» **EXERCISE**
Starting at the line that contains "Write the matplotlib code for this chart." and stopping at the line that contains "from matplotlib.lines import Line2D", transcribe every line of the material below exactly; pictures stay out.

» **Records with drawing code**
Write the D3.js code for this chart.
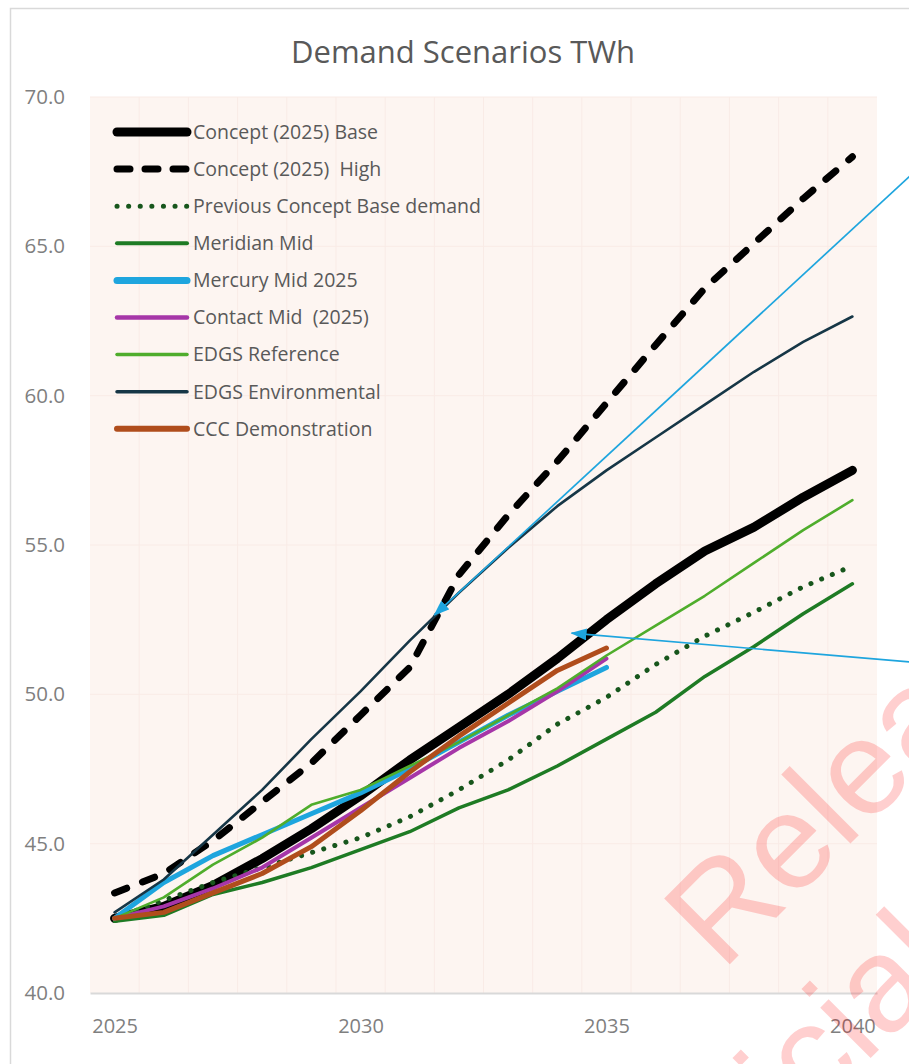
<!DOCTYPE html>
<html>
<head>
<meta charset="utf-8">
<script src="https://cdn.jsdelivr.net/npm/d3@7"></script>
<style>
  html, body { margin: 0; padding: 0; background: #ffffff; }
  svg { display: block; }
  .keep-spaces { white-space: pre; }
</style>
</head>
<body>
<svg id="chart" width="909" height="1064"></svg>
<script>
// ---- data -------------------------------------------------------------
const years = d3.range(2025, 2041);
const yTicks = [40, 45, 50, 55, 60, 65, 70];
const xTicks = [2025, 2030, 2035, 2040];

const conceptBase   = [42.5, 42.9, 43.6, 44.5, 45.5, 46.6, 47.8, 48.9, 50.0, 51.2, 52.5, 53.7, 54.8, 55.6, 56.6, 57.5];
const conceptHigh   = [43.35, 44.0, 45.1, 46.4, 47.7, 49.3, 50.9, 54.0, 56.0, 57.8, 59.75, 61.7, 63.6, 65.1, 66.6, 68.0];
const previousBase  = [42.5, 43.1, 43.7, 44.2, 44.7, 45.2, 45.9, 46.8, 47.8, 49.0, 49.9, 51.0, 51.95, 52.75, 53.6, 54.3];
const meridianMid   = [42.4, 42.6, 43.3, 43.7, 44.2, 44.8, 45.4, 46.2, 46.8, 47.6, 48.5, 49.4, 50.6, 51.6, 52.7, 53.7];
const mercuryMid    = [42.5, 43.7, 44.6, 45.3, 46.0, 46.7, 47.5, 48.4, 49.3, 50.1, 50.9];
const contactMid    = [42.5, 42.9, 43.5, 44.2, 45.2, 46.2, 47.2, 48.2, 49.1, 50.1, 51.2];
const edgsReference = [42.5, 43.2, 44.3, 45.2, 46.3, 46.8, 47.6, 48.4, 49.3, 50.2, 51.3, 52.3, 53.3, 54.4, 55.5, 56.5];
const edgsEnvironmental = [42.7, 43.8, 45.3, 46.8, 48.5, 50.1, 51.8, 53.4, 54.9, 56.3, 57.5, 58.6, 59.7, 60.8, 61.8, 62.65];
const cccDemonstration  = [42.5, 42.7, 43.35, 44.0, 44.9, 46.1, 47.4, 48.6, 49.7, 50.8, 51.55];

const seriesNames = [
  "Concept (2025) Base",
  "Concept (2025)  High",
  "Previous Concept Base demand",
  "Meridian Mid",
  "Mercury Mid 2025",
  "Contact Mid  (2025)",
  "EDGS Reference",
  "EDGS Environmental",
  "CCC Demonstration"
];
const seriesValues = [conceptBase, conceptHigh, previousBase, meridianMid, mercuryMid,
                      contactMid, edgsReference, edgsEnvironmental, cccDemonstration];

// callout arrows: [year, TWh] of tail (off to the right) and head
const arrowTails = [[2041.2, 67.4], [2041.2, 51.08]];
const arrowHeads = [[2031.5, 52.65], [2034.29, 52.05]];

// ---- styles -----------------------------------------------------------
const styles = [
  { color: "#000000", width: 9,   dash: null,       legendDash: null,       legendWidth: 9 },
  { color: "#000000", width: 7,   dash: "13,17",    legendDash: "13,15",    legendWidth: 7 },
  { color: "#17561c", width: 5,   dash: "0.1,11.5", legendDash: "0.1,11.5", legendWidth: 5 },
  { color: "#1e7b24", width: 3.5, dash: null,       legendDash: null,       legendWidth: 4 },
  { color: "#1ea5de", width: 5,   dash: null,       legendDash: null,       legendWidth: 7 },
  { color: "#a636a8", width: 4,   dash: null,       legendDash: null,       legendWidth: 4.5 },
  { color: "#4fad2c", width: 2.6, dash: null,       legendDash: null,       legendWidth: 3.5 },
  { color: "#163646", width: 2.6, dash: null,       legendDash: null,       legendWidth: 3.5 },
  { color: "#b04d1c", width: 5,   dash: null,       legendDash: null,       legendWidth: 6 }
];

// ---- layout -----------------------------------------------------------
const svg = d3.select("#chart");
const plot = { left: 90, right: 877, top: 97, bottom: 993 };

const x = d3.scaleLinear().domain([2024.5, 2040.5]).range([plot.left, plot.right]);
const y = d3.scaleLinear().domain([40, 70]).range([plot.bottom, plot.top]);

// outer chart frame
svg.append("rect")
  .attr("x", 10.5).attr("y", 8.5)
  .attr("width", 1000).attr("height", 1100)
  .attr("fill", "#ffffff")
  .attr("stroke", "#d9d9d9").attr("stroke-width", 1.5);

// title
svg.append("text")
  .attr("x", 463).attr("y", 63)
  .attr("text-anchor", "middle")
  .attr("font-family", "'Open Sans', sans-serif")
  .attr("font-size", 31)
  .attr("fill", "#595959")
  .text("Demand Scenarios TWh");

// plot background
svg.append("rect")
  .attr("x", plot.left).attr("y", plot.top)
  .attr("width", plot.right - plot.left).attr("height", plot.bottom - plot.top)
  .attr("fill", "#fdf5f1");

// faint gridlines: category boundaries and value ticks
const grid = svg.append("g").attr("stroke", "#f9ebe6").attr("stroke-width", 1);
grid.selectAll("line.v").data(years.slice(0, -1)).join("line")
  .attr("x1", d => x(d + 0.5)).attr("x2", d => x(d + 0.5))
  .attr("y1", plot.top).attr("y2", plot.bottom);
grid.selectAll("line.h").data(yTicks.filter(d => d > 40)).join("line")
  .attr("x1", plot.left).attr("x2", plot.right)
  .attr("y1", d => y(d)).attr("y2", d => y(d));

// axes
const yAxis = svg.append("g")
  .attr("transform", `translate(${plot.left},0)`)
  .call(d3.axisLeft(y).tickValues(yTicks).tickFormat(d3.format(".1f")).tickSize(0).tickPadding(25));
yAxis.select(".domain").remove();
yAxis.selectAll("text")
  .attr("font-family", "'Open Sans', sans-serif")
  .attr("font-size", 20.5)
  .attr("fill", "#7f7f7f");

const xAxis = svg.append("g")
  .attr("transform", `translate(0,${plot.bottom})`)
  .call(d3.axisBottom(x).tickValues(xTicks).tickFormat(d => String(d)).tickSize(0).tickPadding(26));
xAxis.select(".domain").attr("stroke", "#d9d9d9").attr("stroke-width", 2);
xAxis.selectAll("text")
  .attr("font-family", "'Open Sans', sans-serif")
  .attr("font-size", 20)
  .attr("fill", "#7f7f7f");

// series lines
const line = d3.line()
  .x((d, i) => x(years[i]))
  .y(d => y(d));

const lines = svg.append("g").attr("fill", "none")
  .attr("stroke-linecap", "round").attr("stroke-linejoin", "round");
seriesValues.forEach((vals, i) => {
  const s = styles[i];
  lines.append("path")
    .datum(vals)
    .attr("d", line)
    .attr("stroke", s.color)
    .attr("stroke-width", s.width)
    .attr("stroke-dasharray", s.dash);
});

// legend
const legend = svg.append("g");
seriesNames.forEach((name, i) => {
  const s = styles[i];
  const cy = 132 + i * 37.1;
  legend.append("line")
    .attr("x1", 117).attr("x2", 187)
    .attr("y1", cy).attr("y2", cy)
    .attr("stroke", s.color)
    .attr("stroke-width", s.legendWidth)
    .attr("stroke-linecap", "round")
    .attr("stroke-dasharray", s.legendDash);
  legend.append("text")
    .attr("class", "keep-spaces")
    .attr("x", 193).attr("y", cy)
    .attr("dy", "0.35em")
    .attr("font-family", "'Open Sans', sans-serif")
    .attr("font-size", 19.5)
    .attr("fill", "#595959")
    .text(name);
});

// callout arrows
const defs = svg.append("defs");
defs.append("marker")
  .attr("id", "arrowhead")
  .attr("viewBox", "0 0 16 12")
  .attr("refX", 15).attr("refY", 6)
  .attr("markerWidth", 16).attr("markerHeight", 12)
  .attr("markerUnits", "userSpaceOnUse")
  .attr("orient", "auto")
  .append("path")
  .attr("d", "M0,0 L16,6 L0,12 Z")
  .attr("fill", "#1ea5de");

const arrows = svg.append("g");
arrowTails.forEach((tail, i) => {
  const head = arrowHeads[i];
  arrows.append("line")
    .attr("x1", x(tail[0])).attr("y1", y(tail[1]))
    .attr("x2", x(head[0])).attr("y2", y(head[1]))
    .attr("stroke", "#1ea5de")
    .attr("stroke-width", 1.7)
    .attr("marker-end", "url(#arrowhead)");
});

// watermark
const wm = svg.append("g")
  .attr("transform", "translate(722,972) rotate(-45)")
  .attr("font-family", "'Liberation Sans', Arial, sans-serif")
  .attr("font-size", 135)
  .attr("fill", "#ff0000")
  .attr("fill-opacity", 0.19);
wm.append("text").attr("x", 0).attr("y", 0).text("Released under the");
wm.append("text").attr("x", -240).attr("y", 166).text("Official Information Act");
</script>
</body>
</html>
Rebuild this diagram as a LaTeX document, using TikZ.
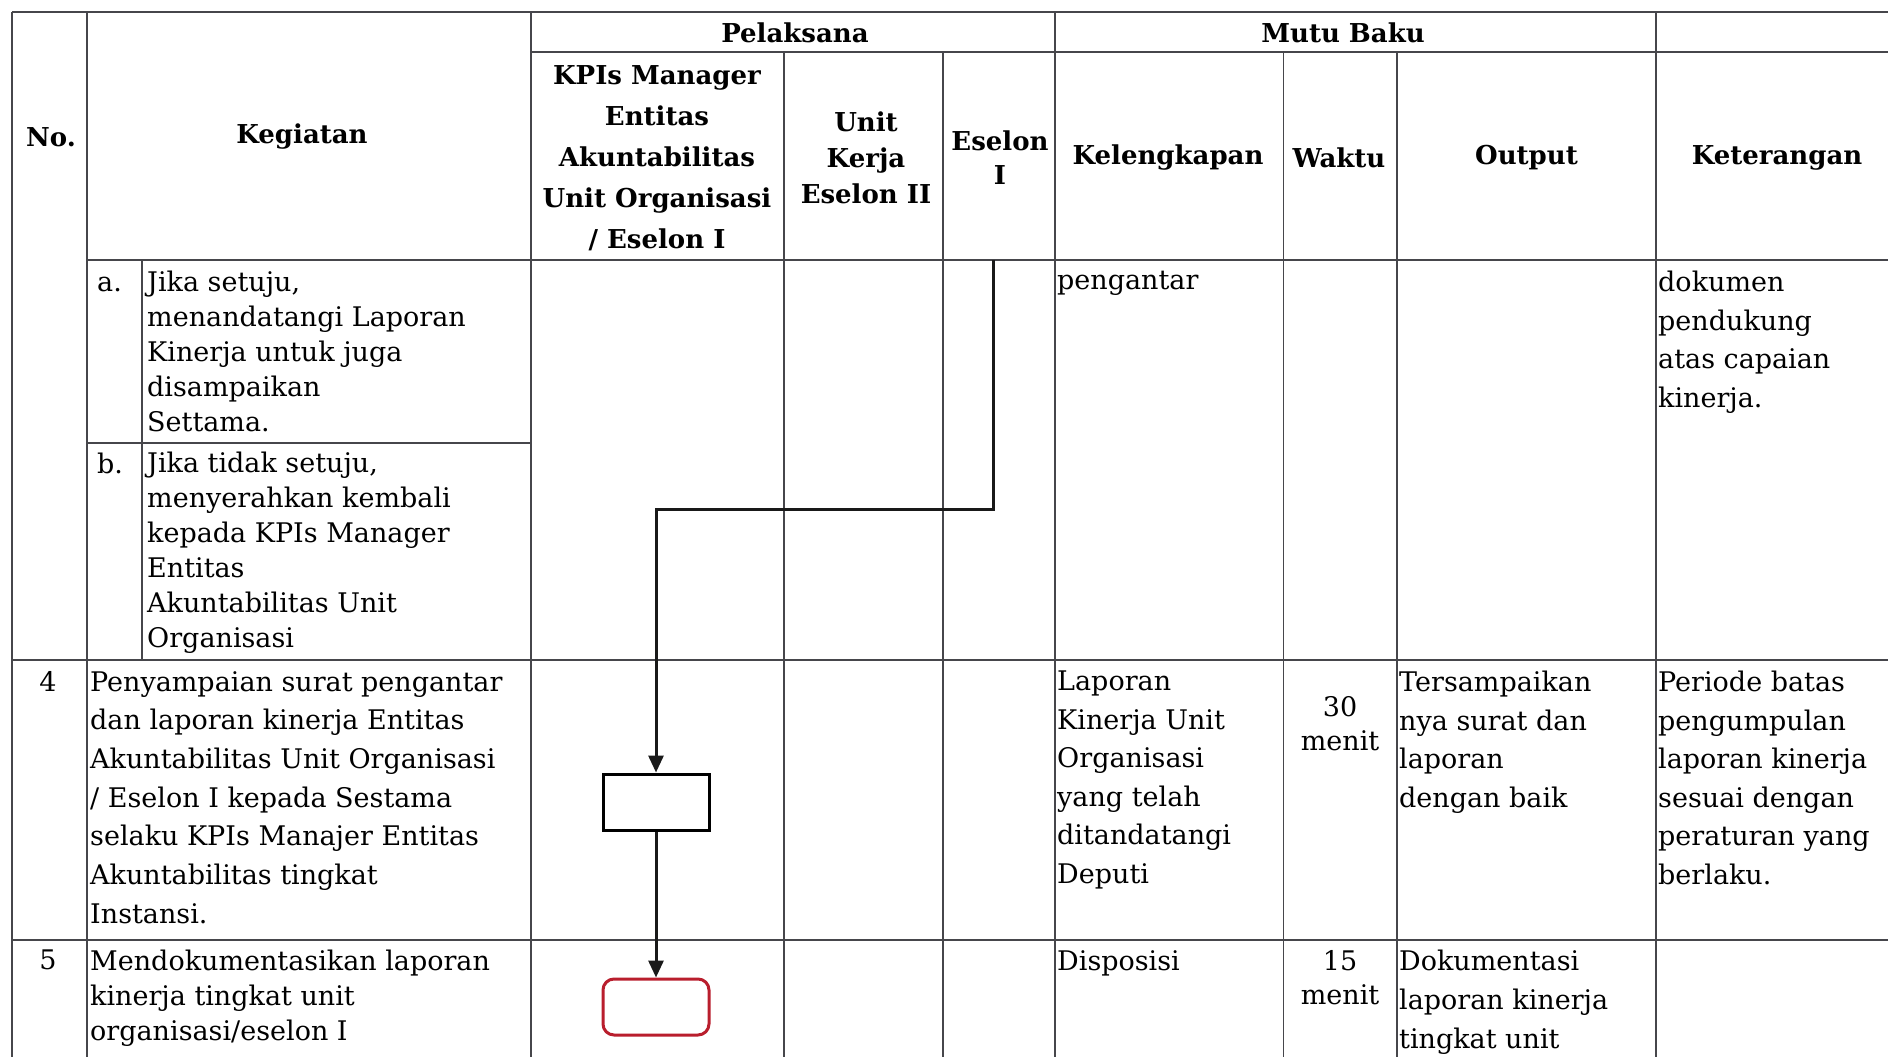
\documentclass[tikz,border=0pt]{standalone}
\usepackage{fontspec}
\setmainfont{DejaVu Serif}
\usetikzlibrary{arrows.meta}
\definecolor{gridc}{RGB}{70,70,75}
\definecolor{redbox}{RGB}{185,30,45}
\begin{document}
\begin{tikzpicture}[x=1pt,y=-1pt,
  gridline/.style={line width=1.5pt, draw=gridc},
  hdr/.style={font=\bfseries\fontsize{26}{41}\selectfont, align=center, inner sep=0pt, anchor=center},
  bodyA/.style={font=\fontsize{27}{38.5}\selectfont, align=left, inner sep=0pt, anchor=north west},
  bodyB/.style={font=\fontsize{27}{35}\selectfont, align=left, inner sep=0pt, anchor=north west},
  numc/.style={font=\fontsize{27}{34}\selectfont, align=center, inner sep=0pt, anchor=north},
  procbox/.style={draw=black, line width=3pt, minimum width=106pt, minimum height=56pt, inner sep=0pt},
  endbox/.style={draw=redbox, line width=3pt, rounded corners=11pt, minimum width=106pt, minimum height=56pt, inner sep=0pt},
  conn/.style={line width=3pt, draw=black!90, -{Triangle[length=17pt,width=15pt]}}]
\useasboundingbox (0,0) rectangle (1888,1057);
\fill[white] (0,0) rectangle (1888,1057);
% horizontal grid lines
\draw[gridline] (12,12) -- (1888,12);
\draw[gridline] (531,52) -- (1888,52);
\draw[gridline] (87,260) -- (1888,260);
\draw[gridline] (87,443) -- (531,443);
\draw[gridline] (12,660) -- (1888,660);
\draw[gridline] (12,940) -- (1888,940);
% vertical grid lines
\draw[gridline] (12,12) -- (12,1060);
\draw[gridline] (87,12) -- (87,1060);
\draw[gridline] (142,260) -- (142,660);
\draw[gridline] (531,12) -- (531,1060);
\draw[gridline] (784,52) -- (784,1060);
\draw[gridline] (943,52) -- (943,1060);
\draw[gridline] (1055,12) -- (1055,1060);
\draw[gridline] (1283.5,52) -- (1283.5,1060);
\draw[gridline] (1397,52) -- (1397,1060);
\draw[gridline] (1656,12) -- (1656,1060);
% header texts
\node[hdr] (hNo) at (51,137) {No.};
\node[hdr] (hKeg) at (302,137) {Kegiatan};
\node[hdr] (hPel) at (795,33) {Pelaksana};
\node[hdr] (hMutu) at (1343,33) {Mutu Baku};
\node[hdr] (hKPI) at (657,158) {KPIs Manager\\Entitas\\Akuntabilitas\\Unit Organisasi\\/ Eselon I};
\node[hdr, font=\bfseries\fontsize{26}{36}\selectfont] (hUnit) at (866,158) {Unit\\Kerja\\Eselon II};
\node[hdr, font=\bfseries\fontsize{26}{34}\selectfont] (hEs) at (1000,158) {Eselon\\I};
\node[hdr] (hKel) at (1168,158) {Kelengkapan};
\node[hdr] (hWak) at (1339,158) {Waktu};
\node[hdr] (hOut) at (1526.5,158) {Output};
\node[hdr] (hKet) at (1777,158) {Keterangan};
% row 3 (continued)
\node[bodyB] (la) at (97,277) {a.};
\node[bodyB] (ta) at (147,271) {Jika setuju,\\menandatangi Laporan\\Kinerja untuk juga\\disampaikan\\Settama.};
\node[bodyB] (lb) at (97,453) {b.};
\node[bodyB] (tb) at (147,452) {Jika tidak setuju,\\menyerahkan kembali\\kepada KPIs Manager\\Entitas\\Akuntabilitas Unit\\Organisasi};
\node[bodyA] (k3) at (1057,271) {pengantar};
\node[bodyA] (ket3) at (1658,271) {dokumen\\pendukung\\atas capaian\\kinerja.};
% row 4
\node[numc] (n4) at (48,671) {4};
\node[bodyA, font=\fontsize{27}{38.7}\selectfont] (t4) at (90,671) {Penyampaian surat pengantar\\dan laporan kinerja Entitas\\Akuntabilitas Unit Organisasi\\/ Eselon I kepada Sestama\\selaku KPIs Manajer Entitas\\Akuntabilitas tingkat\\Instansi.};
\node[bodyA] (k4) at (1057,671) {Laporan\\Kinerja Unit\\Organisasi\\yang telah\\ditandatangi\\Deputi};
\node[numc] (w4) at (1340,696) {30\\menit};
\node[bodyA] (o4) at (1399,671) {Tersampaikan\\nya surat dan\\laporan\\dengan baik};
\node[bodyA] (ket4) at (1658,671) {Periode batas\\pengumpulan\\laporan kinerja\\sesuai dengan\\peraturan yang\\berlaku.};
% row 5
\node[numc] (n5) at (48,950) {5};
\node[bodyB] (t5) at (90,950) {Mendokumentasikan laporan\\kinerja tingkat unit\\organisasi/eselon I};
\node[bodyA] (k5) at (1057,950) {Disposisi};
\node[numc, font=\fontsize{27}{34.5}\selectfont] (w5) at (1340,950) {15\\menit};
\node[bodyA, font=\fontsize{27}{39}\selectfont] (o5) at (1399,950) {Dokumentasi\\laporan kinerja\\tingkat unit};
% flow shapes
\node[procbox] (box4) at (656,802) {};
\node[endbox] (box5) at (656,1007) {};
\coordinate (start) at (993,260);
\coordinate (bend) at (993,509);
\draw[conn] (start) -- (bend) -| (box4.north);
\draw[conn] (box4.south) -- (box5.north);
\end{tikzpicture}
\end{document}
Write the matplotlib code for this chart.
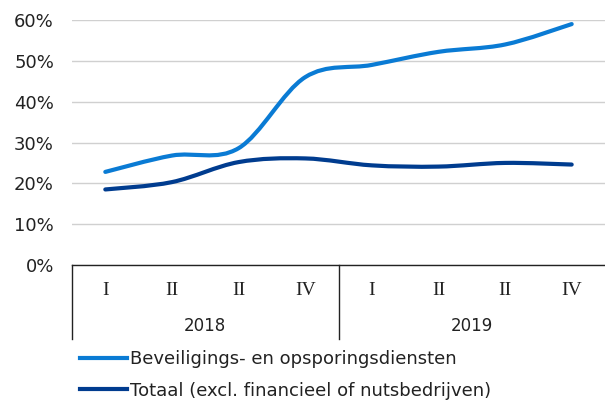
import numpy as np
import matplotlib
matplotlib.use('Agg')
import matplotlib.pyplot as plt
from matplotlib.path import Path
from matplotlib.patches import PathPatch
from matplotlib.lines import Line2D

kwartalen = ['I', 'II', 'II', 'IV', 'I', 'II', 'II', 'IV']
jaren = ['2018', '2019']
beveiliging = [22.8, 26.8, 28.6, 46.0, 49.0, 52.2, 54.0, 59.0]
totaal = [18.5, 20.3, 25.2, 26.1, 24.4, 24.1, 25.0, 24.6]
naam_bev = 'Beveiligings- en opsporingsdiensten'
naam_tot = 'Totaal (excl. financieel of nutsbedrijven)'

licht = '#0A7BD4'
donker = '#003C8F'


def gladde_lijn(ax, y, kleur):
    # excel-achtige smooth lijn: bezier segmenten door de punten
    x = np.arange(len(y), dtype=float)
    y = np.asarray(y, dtype=float)
    n = len(x)
    verts = [(x[0], y[0])]
    codes = [Path.MOVETO]
    for i in range(n - 1):
        x0, y0 = (x[i - 1], y[i - 1]) if i > 0 else (x[i], y[i])
        x3, y3 = (x[i + 2], y[i + 2]) if i + 2 < n else (x[i + 1], y[i + 1])
        c1 = (x[i] + (x[i + 1] - x0) / 6, y[i] + (y[i + 1] - y0) / 6)
        c2 = (x[i + 1] - (x3 - x[i]) / 6, y[i + 1] - (y3 - y[i]) / 6)
        verts += [c1, c2, (x[i + 1], y[i + 1])]
        codes += [Path.CURVE4] * 3
    ax.add_patch(PathPatch(Path(verts, codes), facecolor='none',
                           edgecolor=kleur, lw=3, capstyle='round', zorder=3))


plt.rcParams['font.family'] = ['DejaVu Sans']
fig = plt.figure(figsize=(6.05, 4.03), dpi=100)
ax = fig.add_axes([72 / 605, 1 - 265 / 403, 533 / 605, 245 / 403])

gladde_lijn(ax, beveiliging, licht)
gladde_lijn(ax, totaal, donker)

ax.set_xlim(-0.5, len(kwartalen) - 0.5)
ax.set_ylim(0, 60)
ax.set_yticks(range(0, 61, 10))
ax.set_yticklabels([f'{v}%' for v in range(0, 61, 10)], fontsize=13, color='#222222')
ax.tick_params(axis='y', length=0, pad=13)
ax.set_xticks([])
ax.grid(axis='y', color='#d0d0d0', lw=1)
ax.set_axisbelow(True)
for s in ['left', 'right', 'top']:
    ax.spines[s].set_visible(False)
ax.spines['bottom'].set_color('#222222')
ax.spines['bottom'].set_linewidth(1)

trans = ax.get_xaxis_transform()
for i, k in enumerate(kwartalen):
    ax.text(i, -0.105, k, transform=trans, ha='center', va='center',
            fontsize=14, family='Liberation Serif', color='#222222')
for j, jaar in enumerate(jaren):
    ax.text(j * 4 + 1.5, -0.25, jaar, transform=trans, ha='center', va='center',
            fontsize=12, color='#222222')
for xs in [-0.5, 3.5]:
    ax.plot([xs, xs], [0, -0.3], transform=trans, color='#222222', lw=1,
            clip_on=False)

handles = [Line2D([], [], color=licht, lw=3), Line2D([], [], color=donker, lw=3)]
fig.legend(handles, [naam_bev, naam_tot], loc='upper left',
           bbox_to_anchor=(64 / 605, 1 - 334 / 403), frameon=False,
           fontsize=13, handlelength=2.6, handletextpad=0.15, labelspacing=0.75,
           labelcolor='#222222')

fig.savefig('out.png', dpi=100)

» **WORKED SOLUTION**
Write the matplotlib code for this chart.
import numpy as np
import matplotlib
matplotlib.use('Agg')
import matplotlib.pyplot as plt
from matplotlib.path import Path
from matplotlib.patches import PathPatch
from matplotlib.lines import Line2D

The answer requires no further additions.